The Director-General of the NDPC, Dr Nii Moi Thompson
One thing which is certain, according to the President, is that “we must not and cannot fail in taking up this journey. We need to seek out those who are not yet convinced and bring them on board; and we need to have people to champion the different aspects of the plan, in particular the key milestones. We must figure out how we sustain the interest of key constituents, especially the youth, who will be at the helm of affairs in the not too distant future.”
President Akufo-Addo, on behalf of the people of Ghana, government, and on his own behalf, expressed his sincere gratitude to the Chairperson for the policy direction provided, and to the Director-General, Dr Nii Moi Thompson, for the organisational and technical leadership that got this document out.
“From the little I know of the operations of the Commission, I am aware that each and every one of you, the members of the Commission, have made significant input into this document. Your experience and knowledge have no doubt been brought to bear in the drafting of the document. I wish, again, to thank you all for the contribution you have made,” he said.
President Akufo-Addo also expressed his “sincere appreciation for the collective decision you have made, without the compulsion of law, to submit your collective resignation to allow the principle of ‘new King, new Law’ to operate. It is a mark of high patriotism and I am grateful for it.”
Background of the 40-year national development plan
Former President John Mahama in August 2015 launched a process for the preparation of a long-term National Development Plan for the country which will span within a period of 40 years.

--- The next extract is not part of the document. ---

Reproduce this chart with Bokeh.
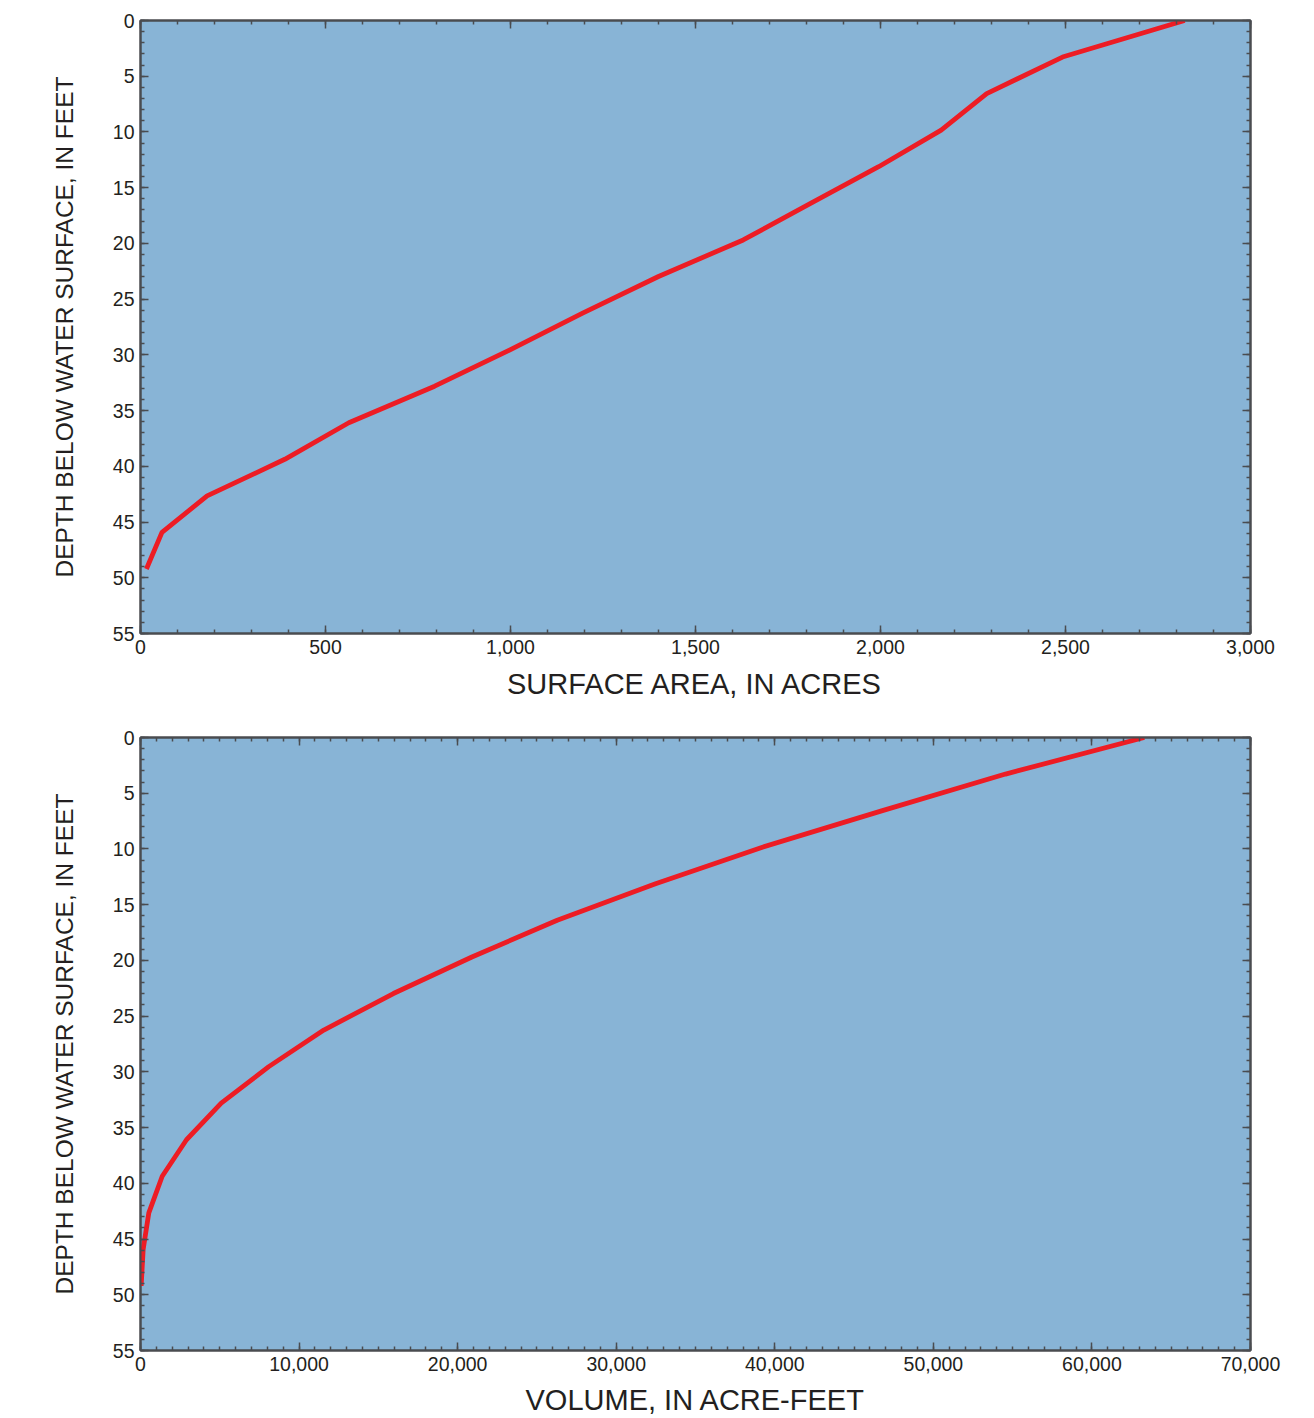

The plan, which was being spearheaded by the NDPC, is aimed at shaping Ghana’s future and complementing the existing medium-term development plans of the country.
Dr. Botchwey had prior to the December 2016 general elections advised the various political parties not to neglect the implementation of Ghana’s National Development plan.
According to him, the plan must be incorporated into political parties’ manifestos to ensure the country’s set development targets are met in spite of political transitions.